## TASK OBJECTIVE
Copy out the listing that follows, exact in every word, and skip the images.
>> start
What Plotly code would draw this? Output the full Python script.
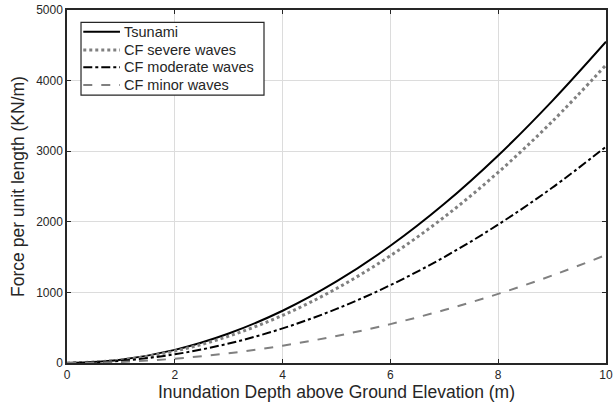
import plotly.graph_objects as go

depth = [0, 1, 2, 3, 4, 5, 6, 7, 8, 9, 10]
tsunami = [0, 47, 186, 418, 740, 1155, 1660, 2255, 2940, 3710, 4551]
cf_severe = [0, 42, 169, 380, 675, 1055, 1520, 2068, 2701, 3419, 4221]
cf_moderate = [0, 31, 123, 276, 490, 766, 1103, 1501, 1961, 2482, 3064]
cf_minor = [0, 15, 61, 138, 245, 383, 551, 750, 979, 1239, 1530]

series_names = ["Tsunami", "CF severe waves", "CF moderate waves", "CF minor waves"]
series_values = [tsunami, cf_severe, cf_moderate, cf_minor]
styles = [("black", "solid", 2), ("#808080", "dot", 3), ("black", "dashdot", 2), ("#808080", "dash", 2)]

fig = go.Figure()
for name, vals, (color, dash, w) in zip(series_names, series_values, styles):
    fig.add_trace(go.Scatter(x=depth, y=vals, mode="lines", name=name, showlegend=False,
                             line=dict(color=color, dash=dash, width=w, shape="spline")))

# Manual legend box (MATLAB-style compact legend)
box = dict(x0=0.026, x1=0.3655, y0=0.759, y1=0.9652)
fig.add_shape(type="rect", xref="x domain", yref="y domain", **box,
              line=dict(color="#262626", width=1.2), fillcolor="white", layer="above")
row_y = [0.9385, 0.8867, 0.8377, 0.7875]
for name, (color, dash, w), ry in zip(series_names, styles, row_y):
    fig.add_shape(type="line", xref="x domain", yref="y domain", x0=0.0302, x1=0.0983,
                  y0=ry, y1=ry, line=dict(color=color, dash=dash, width=w), layer="above")
    fig.add_annotation(xref="x domain", yref="y domain", x=0.1015, y=ry, text=name,
                       showarrow=False, xanchor="left", yanchor="middle",
                       font=dict(size=14.5, color="#262626", family="Liberation Sans, Arial"))

axis_common = dict(showline=True, linecolor="#262626", linewidth=1.5, mirror="ticks",
                   ticks="inside", ticklen=4, tickcolor="#262626", automargin=False,
                   ticklabeloverflow="allow",
                   showgrid=True, gridcolor="#dcdcdc", gridwidth=1, zeroline=False,
                   tickfont=dict(family="Liberation Sans, Arial", size=12, color="#262626"))

fig.update_layout(
    width=613, height=412,
    margin=dict(l=67, r=7, t=10, b=49),
    plot_bgcolor="white", paper_bgcolor="white",
    font=dict(family="Liberation Sans, Arial", color="#262626"),
    xaxis=dict(range=[0, 10], tickvals=[0, 2, 4, 6, 8, 10],
               title=dict(text="Inundation Depth above Ground Elevation (m)", font=dict(size=17.5), standoff=2),
               **axis_common),
    yaxis=dict(range=[0, 5000], tickvals=[0, 1000, 2000, 3000, 4000, 5000],
               title=dict(text="Force per unit length (KN/m)", font=dict(size=17.5), standoff=7),
               **axis_common),
    showlegend=False,
)

fig.write_html("out.html", config={"displayModeBar": False},
               post_script="document.body.style.margin='0';document.body.style.overflow='hidden';")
>> end
## RESPONSE FOR THIS EXERCISE
What Plotly code would draw this? Output the full Python script.
import plotly.graph_objects as go

depth = [0, 1, 2, 3, 4, 5, 6, 7, 8, 9, 10]
tsunami = [0, 47, 186, 418, 740, 1155, 1660, 2255, 2940, 3710, 4551]
cf_severe = [0, 42, 169, 380, 675, 1055, 1520, 2068, 2701, 3419, 4221]
cf_moderate = [0, 31, 123, 276, 490, 766, 1103, 1501, 1961, 2482, 3064]
cf_minor = [0, 15, 61, 138, 245, 383, 551, 750, 979, 1239, 1530]

series_names = ["Tsunami", "CF severe waves", "CF moderate waves", "CF minor waves"]
series_values = [tsunami, cf_severe, cf_moderate, cf_minor]
styles = [("black", "solid", 2), ("#808080", "dot", 3), ("black", "dashdot", 2), ("#808080", "dash", 2)]

fig = go.Figure()
for name, vals, (color, dash, w) in zip(series_names, series_values, styles):
    fig.add_trace(go.Scatter(x=depth, y=vals, mode="lines", name=name, showlegend=False,
                             line=dict(color=color, dash=dash, width=w, shape="spline")))

# Manual legend box (MATLAB-style compact legend)
box = dict(x0=0.026, x1=0.3655, y0=0.759, y1=0.9652)
fig.add_shape(type="rect", xref="x domain", yref="y domain", **box,
              line=dict(color="#262626", width=1.2), fillcolor="white", layer="above")
row_y = [0.9385, 0.8867, 0.8377, 0.7875]
for name, (color, dash, w), ry in zip(series_names, styles, row_y):
    fig.add_shape(type="line", xref="x domain", yref="y domain", x0=0.0302, x1=0.0983,
                  y0=ry, y1=ry, line=dict(color=color, dash=dash, width=w), layer="above")
    fig.add_annotation(xref="x domain", yref="y domain", x=0.1015, y=ry, text=name,
                       showarrow=False, xanchor="left", yanchor="middle",
                       font=dict(size=14.5, color="#262626", family="Liberation Sans, Arial"))

axis_common = dict(showline=True, linecolor="#262626", linewidth=1.5, mirror="ticks",
                   ticks="inside", ticklen=4, tickcolor="#262626", automargin=False,
                   ticklabeloverflow="allow",
                   showgrid=True, gridcolor="#dcdcdc", gridwidth=1, zeroline=False,
                   tickfont=dict(family="Liberation Sans, Arial", size=12, color="#262626"))

fig.update_layout(
    width=613, height=412,
    margin=dict(l=67, r=7, t=10, b=49),
    plot_bgcolor="white", paper_bgcolor="white",
    font=dict(family="Liberation Sans, Arial", color="#262626"),
    xaxis=dict(range=[0, 10], tickvals=[0, 2, 4, 6, 8, 10],
               title=dict(text="Inundation Depth above Ground Elevation (m)", font=dict(size=17.5), standoff=2),
               **axis_common),
    yaxis=dict(range=[0, 5000], tickvals=[0, 1000, 2000, 3000, 4000, 5000],
               title=dict(text="Force per unit length (KN/m)", font=dict(size=17.5), standoff=7),
               **axis_common),
    showlegend=False,
)

fig.write_html("out.html", config={"displayModeBar": False},
               post_script="document.body.style.margin='0';document.body.style.overflow='hidden';")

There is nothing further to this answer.